Во время гражданской войны Бурлюк оказывается в Башкирии, а затем странствует по Сибири и Дальнему Востоку, пропагандируя футуризм. К тому времени он уже женат. Мария Бурлюк (в девичестве Еленевская) эмигрировала с мужем в Японию в 1920 году (есть версия, что ее отец был влиятельным человеком во Владивостоке и помог с эмиграцией). В Японии Давид Бурлюк написал около десяти пейзажей:
"Гора Фудзи, Япония",
"Ворота храма в Японии".
Некоторые исследователи полагают, что японский период был для Бурлюка исключительно способом заработать деньги на эмиграцию в США, и писал он на потребу публике. Японские искусствоведы категорически не согласны с таким подходом. Тем более что о футуризме Бурлюк и в Японии не забывал:
«На пляже». Страна Восходящего солнца вообще считает Давида Бурлюка родоначальником японского футуризма (и здесь он отец!).

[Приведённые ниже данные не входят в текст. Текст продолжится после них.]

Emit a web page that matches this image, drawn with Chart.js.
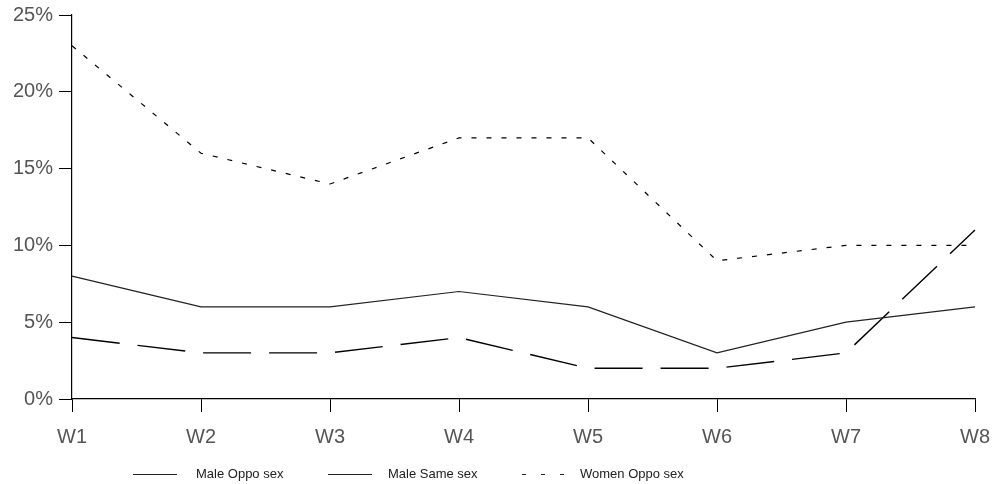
<!DOCTYPE html>
<html>
<head>
<meta charset="utf-8">
<script src="https://cdn.jsdelivr.net/npm/chart.js@4.4.0/dist/chart.umd.min.js"></script>
<style>
  html, body { margin: 0; padding: 0; background: #fff; }
  #wrap { width: 993px; height: 484px; }
</style>
</head>
<body>
<div id="wrap"><canvas id="chart" width="993" height="484"></canvas></div>
<script>
// DATA
const weeks = ["W1", "W2", "W3", "W4", "W5", "W6", "W7", "W8"];
const maleOppo = [8, 6, 6, 7, 6, 3, 5, 6];
const maleSame = [4, 3, 3, 4, 2, 2, 3, 11];
const womenOppo = [23, 16, 14, 17, 17, 9, 10, 10];
const yTicks = [0, 5, 10, 15, 20, 25];

const tickFont = { family: "'Liberation Sans', Arial, sans-serif", size: 20 };

// legend drawn by hand under the axis, left of centre like the original
const legendPlugin = {
  id: "bottomLegend",
  afterDraw(chart) {
    const c = chart.ctx;
    const y = 474.5;
    const items = [
      { x: 133, tx: 196, dash: [] },
      { x: 328, tx: 388, dash: [] },
      { x: 522, tx: 580, dash: [4, 15] },
    ];
    c.save();
    chart.data.datasets.forEach((ds, i) => {
      const it = items[i];
      c.strokeStyle = "#222";
      c.lineWidth = 1;
      c.setLineDash(it.dash);
      c.beginPath();
      c.moveTo(it.x, y);
      c.lineTo(it.x + 44, y);
      c.stroke();
      c.setLineDash([]);
      c.fillStyle = "#222";
      c.font = "13px 'Liberation Sans', Arial, sans-serif";
      c.textBaseline = "middle";
      c.fillText(ds.label, it.tx, y);
    });
    c.restore();
  },
};

const ctx = document.getElementById("chart");

new Chart(ctx, {
  type: "line",
  data: {
    labels: weeks,
    datasets: [
      { label: "Male Oppo sex", data: maleOppo, borderColor: "#222", borderWidth: 1.2, tension: 0, pointRadius: 0 },
      { label: "Male Same sex", data: maleSame, borderColor: "#000", borderWidth: 1.4, borderDash: [48, 18], tension: 0, pointRadius: 0 },
      { label: "Women Oppo sex", data: womenOppo, borderColor: "#000", borderWidth: 1.2, borderDash: [5, 10], tension: 0, pointRadius: 0 },
    ],
  },
  options: {
    responsive: false,
    animation: false,
    layout: { padding: { top: 15, right: 18, left: 0, bottom: 37 } },
    plugins: {
      tooltip: { enabled: false },
      legend: { display: false },
    },
    scales: {
      x: {
        offset: false,
        grid: { drawOnChartArea: false, color: "#000", tickLength: 13, lineWidth: 1 },
        border: { color: "#000", width: 1.2 },
        ticks: { color: "#555", font: tickFont, padding: 13, maxRotation: 0 },
        afterFit: (s) => { s.height = 48; s.paddingRight = 0; s.paddingLeft = 0; },
      },
      y: {
        min: 0,
        max: 25,
        afterBuildTicks: (s) => { s.ticks = yTicks.map((v) => ({ value: v })); },
        grid: { drawOnChartArea: false, color: "#000", tickLength: 13, lineWidth: 1 },
        border: { color: "#000", width: 1.2 },
        ticks: { color: "#555", font: tickFont, padding: 6, callback: (v) => v + "%" },
        afterFit: (s) => { s.width = 72; s.paddingTop = 0; s.paddingBottom = 0; },
      },
    },
  },
  plugins: [legendPlugin],
});
</script>
</body>
</html>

В 1922 году Бурлюк переезжает в США и открывает издательство, которое выпускало прозу, стихи, публицистику и мемуары. Он успешно ассимилировался в Америке. Он много пишет, признан, его работы выставляются в лучших музеях и галереях, он много путешествует по Европе. В 1950 году даже открывает на Лонг-Айленде собственную галерею.

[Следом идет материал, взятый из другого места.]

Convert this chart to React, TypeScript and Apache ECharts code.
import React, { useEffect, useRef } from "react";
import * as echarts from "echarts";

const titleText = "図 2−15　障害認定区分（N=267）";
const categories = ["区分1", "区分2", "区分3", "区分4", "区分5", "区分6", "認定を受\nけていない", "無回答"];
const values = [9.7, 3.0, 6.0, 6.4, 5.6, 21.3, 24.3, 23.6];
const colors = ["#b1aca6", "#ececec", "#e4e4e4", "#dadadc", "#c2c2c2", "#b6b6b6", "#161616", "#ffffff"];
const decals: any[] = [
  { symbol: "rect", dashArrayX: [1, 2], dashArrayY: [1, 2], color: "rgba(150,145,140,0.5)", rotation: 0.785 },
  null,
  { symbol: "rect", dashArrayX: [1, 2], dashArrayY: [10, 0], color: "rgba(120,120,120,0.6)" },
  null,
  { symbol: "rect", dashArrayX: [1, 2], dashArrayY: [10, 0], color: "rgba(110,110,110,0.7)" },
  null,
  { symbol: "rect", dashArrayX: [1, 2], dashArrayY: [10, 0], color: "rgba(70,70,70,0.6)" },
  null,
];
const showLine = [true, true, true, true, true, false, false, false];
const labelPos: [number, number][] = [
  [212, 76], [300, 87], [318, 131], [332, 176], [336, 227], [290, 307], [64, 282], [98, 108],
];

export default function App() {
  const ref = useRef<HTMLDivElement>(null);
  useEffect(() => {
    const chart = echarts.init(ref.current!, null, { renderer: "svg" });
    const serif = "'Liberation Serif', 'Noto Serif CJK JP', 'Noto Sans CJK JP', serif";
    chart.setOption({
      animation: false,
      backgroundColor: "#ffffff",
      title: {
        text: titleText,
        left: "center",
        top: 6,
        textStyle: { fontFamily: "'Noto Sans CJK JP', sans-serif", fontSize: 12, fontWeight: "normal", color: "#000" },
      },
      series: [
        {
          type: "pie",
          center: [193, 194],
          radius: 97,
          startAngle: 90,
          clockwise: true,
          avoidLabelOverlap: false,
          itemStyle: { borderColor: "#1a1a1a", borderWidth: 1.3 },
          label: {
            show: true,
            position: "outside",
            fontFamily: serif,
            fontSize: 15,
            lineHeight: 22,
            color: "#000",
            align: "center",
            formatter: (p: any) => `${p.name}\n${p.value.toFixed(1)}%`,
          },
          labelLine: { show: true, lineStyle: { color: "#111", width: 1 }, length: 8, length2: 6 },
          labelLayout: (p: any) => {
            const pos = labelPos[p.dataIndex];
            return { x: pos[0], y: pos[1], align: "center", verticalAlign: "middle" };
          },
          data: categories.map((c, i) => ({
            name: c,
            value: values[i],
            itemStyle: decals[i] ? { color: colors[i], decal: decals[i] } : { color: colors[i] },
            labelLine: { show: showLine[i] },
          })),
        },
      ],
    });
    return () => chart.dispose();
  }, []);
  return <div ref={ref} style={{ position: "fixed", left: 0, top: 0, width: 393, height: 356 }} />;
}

Давид Бурлюк сравнивал художественное произведение с аккумулятором, который должен подзаряжать. Судя по его жизни, он и сам оказался отличным «художественным произведением». И его заряда хватило для того, чтобы в полной мере проявило себя множество художников и поэтов нового искусства. Да и самому Бурлюку, не забываем, удалось «родить» и российский, и японский футуризм.